A group of about 100 people gathered on the steps to hear speaker after speaker condemn the State Government's proposed laws as an attack on fundamental civil rights.
One of the key groups opposing the laws are farmers involved in the Lock the Gate campaign to prevent fracking gas exploration on their land.
Dongara mango and rockmelon farmer Rod Copeland, who farms about 370 kilometres north of Perth, said he feared the proposed changes would criminalise his right to protest.
"It's impinging on my rights to protect my family, my business and the general community and I want to see it stopped," he said.
Government has insisted the legislation would only target radical protesters using devices like chains or thumb locks to block or stop lawful activities.
They also say the law change would reverse the onus of proof, requiring the person suspected of intending to use protest to prevent a lawful activity, to prove in court they had no intention to do so.
Mr Copeland said that left farmers open to criminal charges.

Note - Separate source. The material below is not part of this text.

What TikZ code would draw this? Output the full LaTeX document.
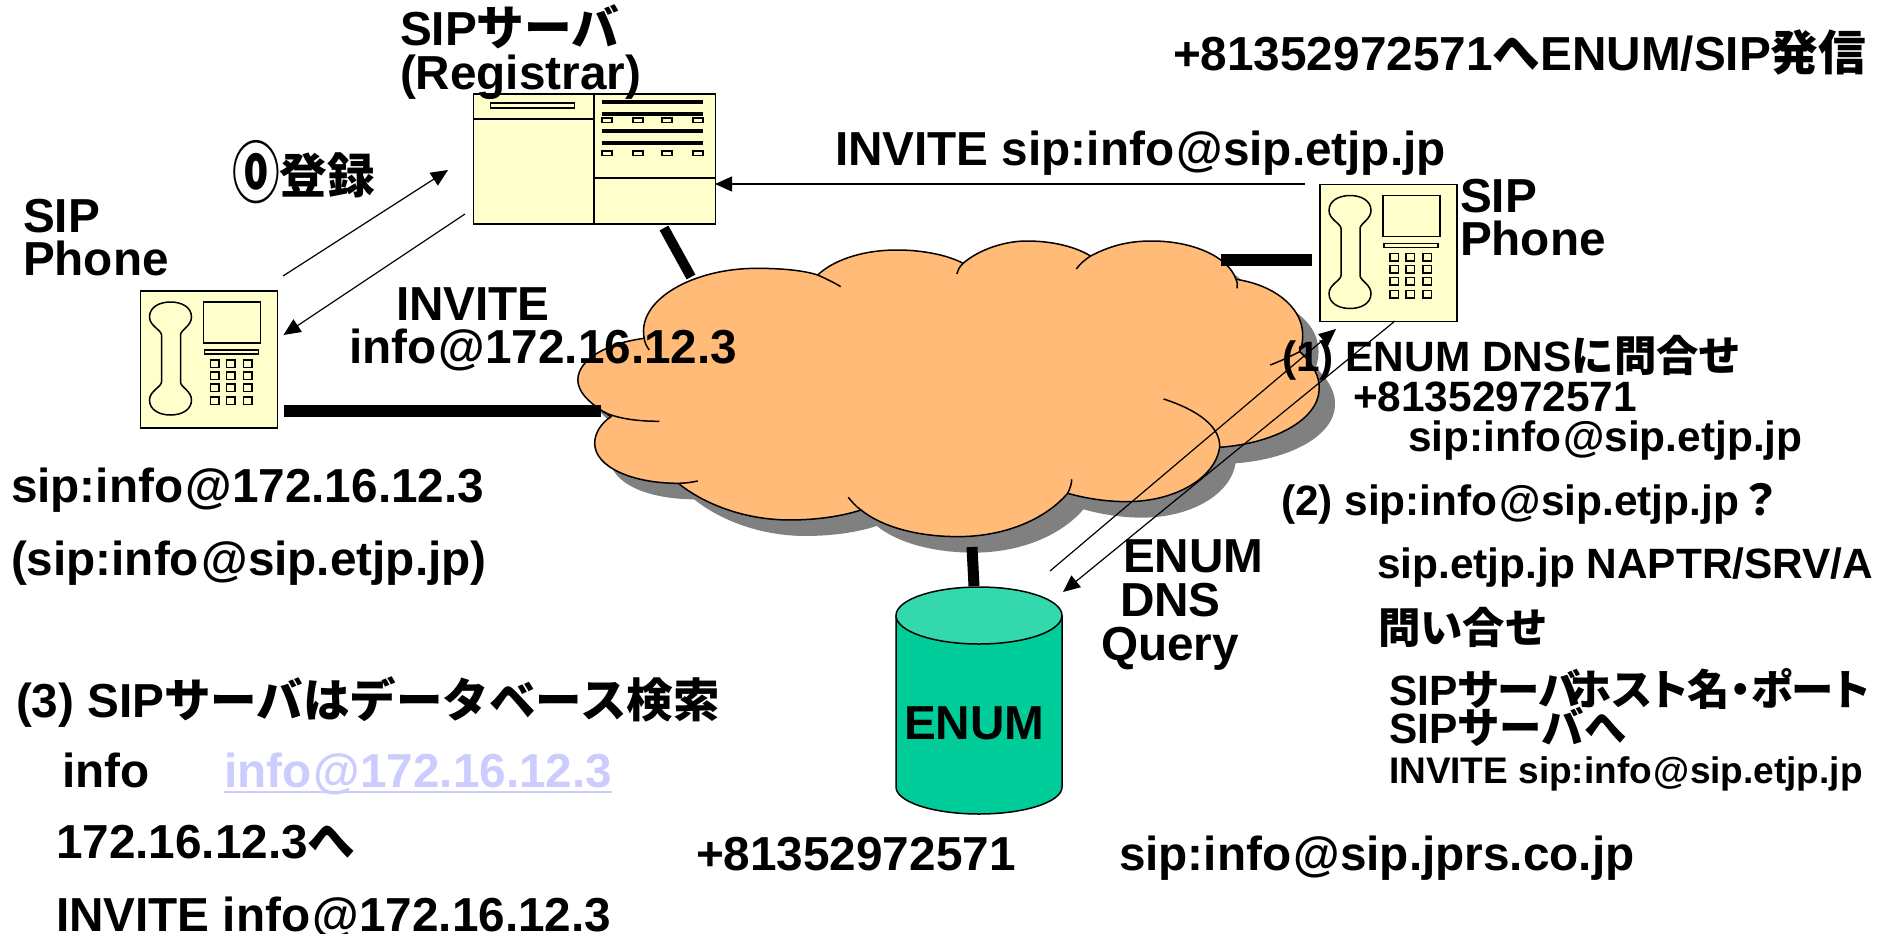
\documentclass[tikz,border=0pt]{standalone}
\usepackage{fontspec}
\setmainfont{Liberation Sans}
\newfontfamily\cjk{Noto Sans CJK JP}
\newfontfamily\cjkp{Noto Sans CJK JP}[RawFeature={+palt}]
\usetikzlibrary{arrows.meta}
\newcommand\J[1]{{\cjk #1}}
\newcommand\JP[1]{{\cjkp #1}}
\newcommand\AT{\kern.05em@}
\definecolor{devfill}{HTML}{FFFFCC}
\definecolor{cloudfill}{HTML}{FFBB77}
\definecolor{cloudshade}{HTML}{808080}
\definecolor{dbbody}{HTML}{00CC99}
\definecolor{dbtop}{HTML}{33D9AD}
\definecolor{linktext}{HTML}{CCCCFF}
\newcommand\cloudoutline{(165,355) .. controls (150,240) and (260,145) .. (385,145) .. controls (430,145) and (475,150) .. (505,165)
 .. controls (540,115) and (600,90) .. (660,90) .. controls (710,90) and (760,105) .. (790,130)
 .. controls (820,90) and (870,63) .. (915,63) .. controls (965,63) and (1010,80) .. (1040,108)
 .. controls (1075,80) and (1110,63) .. (1160,63) .. controls (1240,63) and (1310,110) .. (1325,178)
 .. controls (1400,195) and (1450,260) .. (1455,330) .. controls (1457,355) and (1455,375) .. (1450,395)
 .. controls (1475,430) and (1490,470) .. (1488,510) .. controls (1485,600) and (1400,670) .. (1293,682)
 .. controls (1285,770) and (1210,845) .. (1110,845) .. controls (1070,845) and (1030,835) .. (995,820)
 .. controls (950,900) and (870,950) .. (780,950) .. controls (700,950) and (630,920) .. (590,870)
 .. controls (550,890) and (500,900) .. (450,900) .. controls (360,900) and (280,850) .. (232,790)
 .. controls (140,790) and (68,740) .. (68,670) .. controls (68,640) and (80,610) .. (100,590)
 .. controls (95,585) and (90,580) .. (85,575)
 .. controls (55,545) and (35,515) .. (35,480) .. controls (35,420) and (90,370) .. (165,355) -- cycle}
\tikzset{
 lbl/.style={anchor=base west,inner sep=0pt,outer sep=0pt,font=\bfseries\fontsize{47.7bp}{50bp}\selectfont},
 lblr/.style={lbl,font=\bfseries\fontsize{42.4bp}{46bp}\selectfont},
 lbls/.style={lbl,font=\bfseries\fontsize{37bp}{40bp}\selectfont},
 devbox/.style={draw=black,fill=devfill,line width=1.5bp,rectangle,inner sep=0pt},
 wire/.style={line width=12bp,line cap=butt},
 msg/.style={line width=1.2bp,-{Triangle[length=17bp,width=15bp]}},
 phonedev/.pic={
  \node[devbox,anchor=north west,minimum width=137bp,minimum height=137bp] (-box) at (0,0) {};
  \draw[line width=1.5bp,fill=devfill] (22,45) .. controls (22,40) and (10,36) .. (10,27) .. controls (10,17) and (20,12) .. (31,12) .. controls (42,12) and (52,17) .. (52,27) .. controls (52,36) and (41,40) .. (41,45) -- (41,92) .. controls (41,97) and (52,101) .. (52,110) .. controls (52,120) and (42,125) .. (31,125) .. controls (20,125) and (10,120) .. (10,110) .. controls (10,101) and (22,97) .. (22,92) -- cycle;
  \draw[line width=1.5bp] (64,12) rectangle (121,53);
  \draw[line width=1.5bp] (65,60) rectangle (119,64);
  \foreach \ky in {70,82,94,107} \foreach \kx in {71,87,104} {
    \draw[line width=1.5bp] (\kx,\ky) rectangle ++(8.5,7.5);
  }
 }
}
\begin{document}
\begin{tikzpicture}[x=1bp,y=-1bp]
\path[use as bounding box,fill=white] (0,0) rectangle (1881,934);
% cloud
\begin{scope}[shift={(560,220)},xscale=0.5102,yscale=0.3333]
 \begin{scope}[shift={(31,48)}]
  \fill[cloudshade] \cloudoutline;
 \end{scope}
 \draw[line width=1.5bp,fill=cloudfill] \cloudoutline;
 \draw[line width=1.5bp]
  (505,165) .. controls (520,175) and (540,190) .. (550,200)
  (790,130) .. controls (783,140) and (780,150) .. (778,162)
  (1040,108) .. controls (1030,118) and (1020,130) .. (1012,147)
  (1325,178) .. controls (1328,185) and (1328,195) .. (1327,205)
  (1450,395) .. controls (1430,410) and (1410,425) .. (1392,435)
  (1293,682) .. controls (1295,620) and (1250,570) .. (1183,537)
  (995,820) .. controls (1000,805) and (1003,790) .. (1003,778)
  (590,870) .. controls (580,860) and (572,845) .. (565,832)
  (232,790) .. controls (245,790) and (258,787) .. (270,783)
  (85,575) .. controls (110,595) and (150,604) .. (195,604)
  (165,355) .. controls (166,368) and (170,380) .. (175,390);
\end{scope}
% server
\node[devbox,anchor=north west,minimum width=242bp,minimum height=130bp] (server) at (472.5,93) {};
\draw[line width=1.5bp] (594,93) -- (594,223) (472.5,119) -- (594,119) (594,178) -- (714.5,178);
\draw[line width=1.2bp] (490.5,103) rectangle (574.5,108);
\foreach \by in {102,114,131,143} \draw[line width=3.5bp] (601.5,\by) -- (703,\by);
\foreach \by in {118,151} \foreach \bx in {602,633,662,693} \draw[line width=1.2bp] (\bx,\by) rectangle ++(10,4.5);
% phones
\pic (phoneL) at (139.5,290) {phonedev};
\pic (phoneR) at (1319,183.5) {phonedev};
% database
\fill[dbbody,draw=black,line width=1.5bp] (896,616) -- (896,787) arc[start angle=180,end angle=360,x radius=83bp,y radius=27bp] -- (1062,616) -- cycle;
\draw[fill=dbtop,line width=1.5bp] (979,615.5) ellipse [x radius=83bp,y radius=28.5bp];
\node[lbl] (dbname) at (904,739) {ENUM};
% connector ends
\coordinate (wLa) at (284,411); \coordinate (wLb) at (601,411);
\coordinate (wSa) at (664,228); \coordinate (wSb) at (691,277);
\coordinate (wRa) at (1221,260); \coordinate (wRb) at (1312,260);
\coordinate (wEa) at (972,547); \coordinate (wEb) at (974,586);
\draw[wire] (wLa) -- (wLb);
\draw[wire,line width=10bp] (wSa) -- (wSb);
\draw[wire] (wRa) -- (wRb);
\draw[wire,line width=11bp] (wEa) -- (wEb);
\coordinate (m1a) at (283,276); \coordinate (m1b) at (448,170);
\coordinate (m2a) at (465,214); \coordinate (m2b) at (283.5,335);
\coordinate (m3a) at (1305,184); \coordinate (m3b) at (715,184);
\coordinate (m4a) at (1050,571); \coordinate (m4b) at (1336,329);
\coordinate (m5a) at (1395,321); \coordinate (m5b) at (1063,592);
\draw[msg] (m1a) -- (m1b);
\draw[msg] (m2a) -- (m2b);
\draw[msg] (m3a) -- (m3b);
\draw[msg] (m4a) -- (m4b);
\draw[msg] (m5a) -- (m5b);
% labels
\node[lbl] (t1) at (400,45) {SIP\J{サーバ}};
\node[lbl] (t2) at (400,89) {(Registrar)};
\node[lbl] (t3) at (1173,70) {+81352972571\J{へ}ENUM/SIP\J{発信}};
\node[lbl] (t4) at (835,165) {INVITE sip:info\AT sip.etjp.jp};
\node[lbl] (t5) at (232,193) {\raisebox{-.1em}{\scalebox{1}[1.4]{\J{⓪}}}\J{登録}};
\node[lbl] (t6) at (23,232) {SIP};
\node[lbl] (t7) at (23,275) {Phone};
\node[lbl] (t8) at (1460,212) {SIP};
\node[lbl] (t9) at (1460,255) {Phone};
\node[lbl] (t10) at (396,320) {INVITE};
\node[lbl] (t11) at (349,363) {info\AT 172.16.12.3};
\node[lbl] (t12) at (11,502) {sip:info\AT 172.16.12.3};
\node[lbl] (t13) at (11,575) {(sip:info\AT sip.etjp.jp)};
\node[lbl] (t14) at (16,717) {(3) SIP{\fontsize{46.5bp}{50bp}\selectfont\J{サーバはデータベース検索}}};
\node[lbl] (t15) at (62,787) {info};
\node[lbl,text=linktext] (t16) at (224,787) {info\AT 172.16.12.3};
\draw[linktext,line width=2.5bp] ([yshift=-5bp]t16.base west) -- ([yshift=-5bp]t16.base east);
\node[lbl] (t17) at (56,858) {172.16.12.3\J{へ}};
\node[lbl] (t18) at (56,931) {INVITE info\AT 172.16.12.3};
\node[lbl] (t19) at (696,870) {+81352972571};
\node[lbl] (t20) at (1119,870) {sip:info\AT sip.jprs.co.jp};
\node[lbl] (t21) at (1123,572) {ENUM};
\node[lbl] (t22) at (1120,616) {DNS};
\node[lbl] (t23) at (1101,660) {Query};
\node[lblr] (t24) at (1282,371) {(1) ENUM DNS\J{に問合せ}};
\node[lblr] (t25) at (1353,411) {+81352972571};
\node[lblr] (t26) at (1408,451) {sip:info\AT sip.etjp.jp};
\node[lblr] (t27) at (1281,515) {(2) sip:info\AT sip.etjp.jp\J{？}};
\node[lblr] (t28) at (1377,578) {sip.etjp.jp NAPTR/SRV/A};
\node[lblr] (t29) at (1378,643) {\J{問い合せ}};
\node[lblr] (t30) at (1389,705) {SIP\JP{サーバ\kern-.25emホスト名・ポート}};
\node[lblr] (t31) at (1389,743) {SIP\J{サーバへ}};
\node[lbls] (t32) at (1389,783) {INVITE sip:info\AT sip.etjp.jp};
\end{tikzpicture}
\end{document}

"I have a piece of chain and a padlock under the seat of my ute that I use for my trailer, and if I go to a protest I can be arrested and even end up in jail because it's perceived that I will use it," Mr Copeland said.
Nationals leader Terry Redman addressed the protest rally and assured the groups that only radical protests would be affected.
He was presented with a petition with more than 14,000 signatures opposing the laws.
But he was jeered as he told the rally that the Nationals were supporting the Bill.